On the mutinous legions, Kahn’s memory of his book has played him false. I quoted him as saying ” ‘Caesar’s men,’ they could hardly imagine their lives apart from his…. Caesar had made them larger as men, more fulfilled as human beings, and introduced them into the theater of history.” I remarked that this rather effusive passage was hard to reconcile with their attempts to mutiny and disband. Kahn now says that this “refers to the moment of triumph of Caesar’s legionaries in Gaul. Mutinies took place many months later during an unpopular civil war.” In fact, the passage quoted is applied by Kahn to Caesar’s army just before the Civil War battle of Pharsalus, after the mutiny of the ninth legion, which had to be suppressed with executions.

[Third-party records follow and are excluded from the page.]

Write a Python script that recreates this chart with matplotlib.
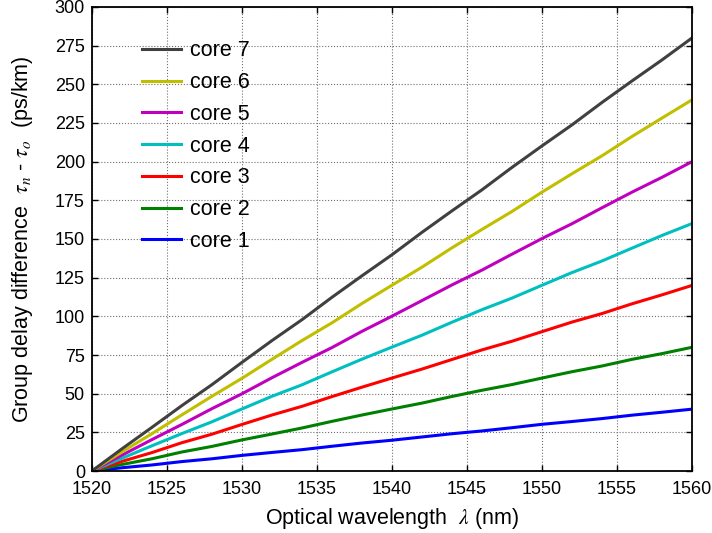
#!/usr/bin/env python
# group delay difference of the 7 cores vs wavelength

import numpy as np
import matplotlib as mpl
mpl.use('Agg')
import matplotlib.pyplot as plt
from matplotlib.ticker import MultipleLocator as mtloc

Xmin,Xmax,Xmajor=1520,1560,5
Ymin,Ymax,Ymajor=0,300,25
FigSize=(7.12,5.33)
TickSize,LabelSize,LegSize=13,15.5,15.5

plt.rcParams['font.family']=['Liberation Sans','DejaVu Sans']
plt.rcParams['mathtext.fontset']='stix'

wl = [1520,1522,1524,1526,1528,1530,1532,1534,1536,1538,1540,
      1542,1544,1546,1548,1550,1552,1554,1556,1558,1560]

core1 = [0,2.1,3.9,6.1,7.9,10.1,12.0,13.8,16.0,18.1,19.9,
         22.0,24.1,25.9,28.0,30.2,32.0,33.9,36.1,38.0,40.0]
core2 = [0,4.2,7.9,12.3,15.9,20.1,23.9,27.8,32.1,36.2,40.1,
         43.9,48.2,52.2,55.9,60.1,64.2,67.9,72.2,75.9,80.0]
core3 = [0,6.2,11.9,18.3,23.8,30.1,36.2,41.8,48.1,54.2,60.1,
         65.9,72.1,78.3,83.9,90.1,96.3,101.8,108.1,113.9,120.0]
core4 = [0,8.2,16.3,24.2,31.8,40.1,48.3,55.7,64.1,72.3,80.1,
         87.8,96.2,104.3,111.8,120.1,128.3,135.8,144.1,152.3,160.0]
core5 = [0,10.2,20.3,30.1,40.3,49.9,60.3,70.2,79.8,90.3,100.1,
         110.2,120.3,129.9,140.2,150.3,159.9,170.2,180.3,189.9,200.0]
core6 = [0,12.3,24.1,36.3,48.3,59.9,72.2,84.3,95.8,108.3,120.1,
         131.8,144.3,156.2,167.8,180.3,192.2,203.8,216.3,228.2,240.0]
core7 = [0,14.3,28.2,42.3,55.8,70.2,84.3,97.8,112.3,126.2,139.8,
         154.3,168.2,181.8,196.3,210.2,223.8,238.3,252.2,265.8,280.0]

cores = [core1,core2,core3,core4,core5,core6,core7]
names = ['core 1','core 2','core 3','core 4','core 5','core 6','core 7']
colors = ['#0000ff','#008000','#ff0000','#00bfbf','#bf00bf','#bfbf00','#404040']

def plot():
    fig = plt.figure(figsize=FigSize,dpi=100)
    ax = fig.add_axes([0.129,0.1163,0.843,0.8706])
    lines = []
    for y,nm,c in zip(cores,names,colors):
        l, = ax.plot(wl,y,color=c,lw=2.2,label=nm)
        lines.append(l)
    # format, matlab-like box with inward ticks
    ax.set_xlim((Xmin,Xmax))
    ax.set_ylim((Ymin,Ymax))
    ax.xaxis.set_major_locator(mtloc(Xmajor))
    ax.yaxis.set_major_locator(mtloc(Ymajor))
    ax.tick_params(direction='in',top=True,right=True,labelsize=TickSize,length=4,width=1)
    ax.tick_params(axis='x',pad=7)
    ax.tick_params(axis='y',pad=5)
    ax.grid(True,color='#707070',ls=':',lw=0.8)
    for s in ax.spines.values():
        s.set_linewidth(1.3)
    ax.set_xlabel(r'Optical wavelength  $\lambda$ (nm)',fontsize=LabelSize,labelpad=6)
    ax.set_ylabel(r'Group delay difference  $\tau_n$ - $\tau_o$  (ps/km)',fontsize=LabelSize,labelpad=14)
    ax.legend(lines[::-1],names[::-1],loc='upper left',bbox_to_anchor=(0.083,0.928),
              frameon=False,fontsize=LegSize,handlelength=1.85,labelspacing=0.5,
              handletextpad=0.4,borderpad=0,borderaxespad=0)
    fig.savefig('out.png',dpi=100)

if __name__=='__main__':
    plot()
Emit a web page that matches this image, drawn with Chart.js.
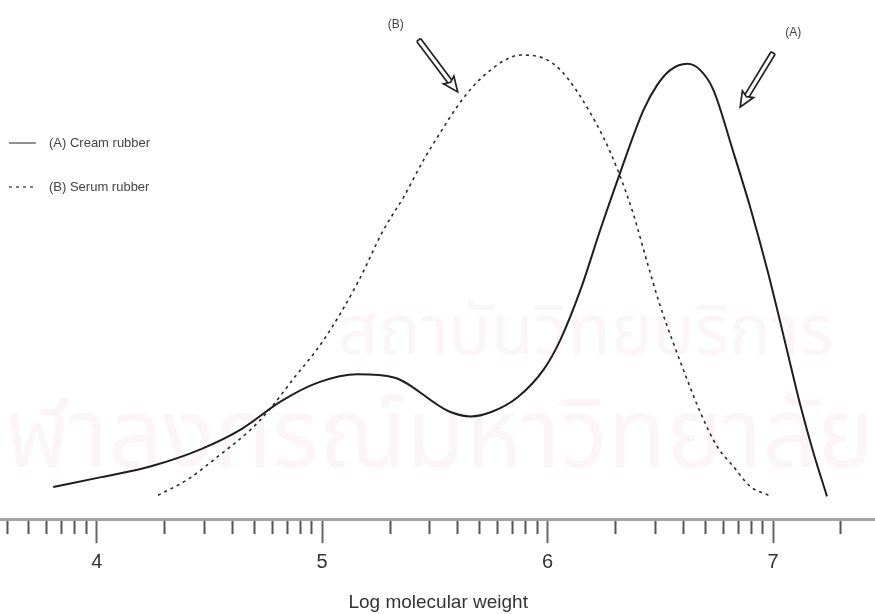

I expressed a certain sense of shock that Caesar’s ferocious warfare drew no moral comment in Kahn’s very moralistic book. He takes that to be a call for more banal pieties—“war is hell.” But there is more to it than that. Caesar invaded and conquered a huge area, with no constitutional mandate and no military necessity, and he carried out that conquest with exemplary ferocity; he then led a Roman army on Rome and fought a long civil war, in defense (he himself tells us) of his own dignity. That is a career that raises more urgent moral questions than simple platitudes about the inevitable sufferings of war.

Kahn contrasts my review with more favorable comments by two other scholars. I might reply by mentioning the review (“review”?) by Elizabeth Rawson: “The book is wide in scope…but it lacks depth. It fails in its ambitious purpose, for its analysis of the collapsing society of the Republic is too pedestrian to help us understand either that period or the American present.”3 An author cannot expect all his reviewers to agree in friendliness.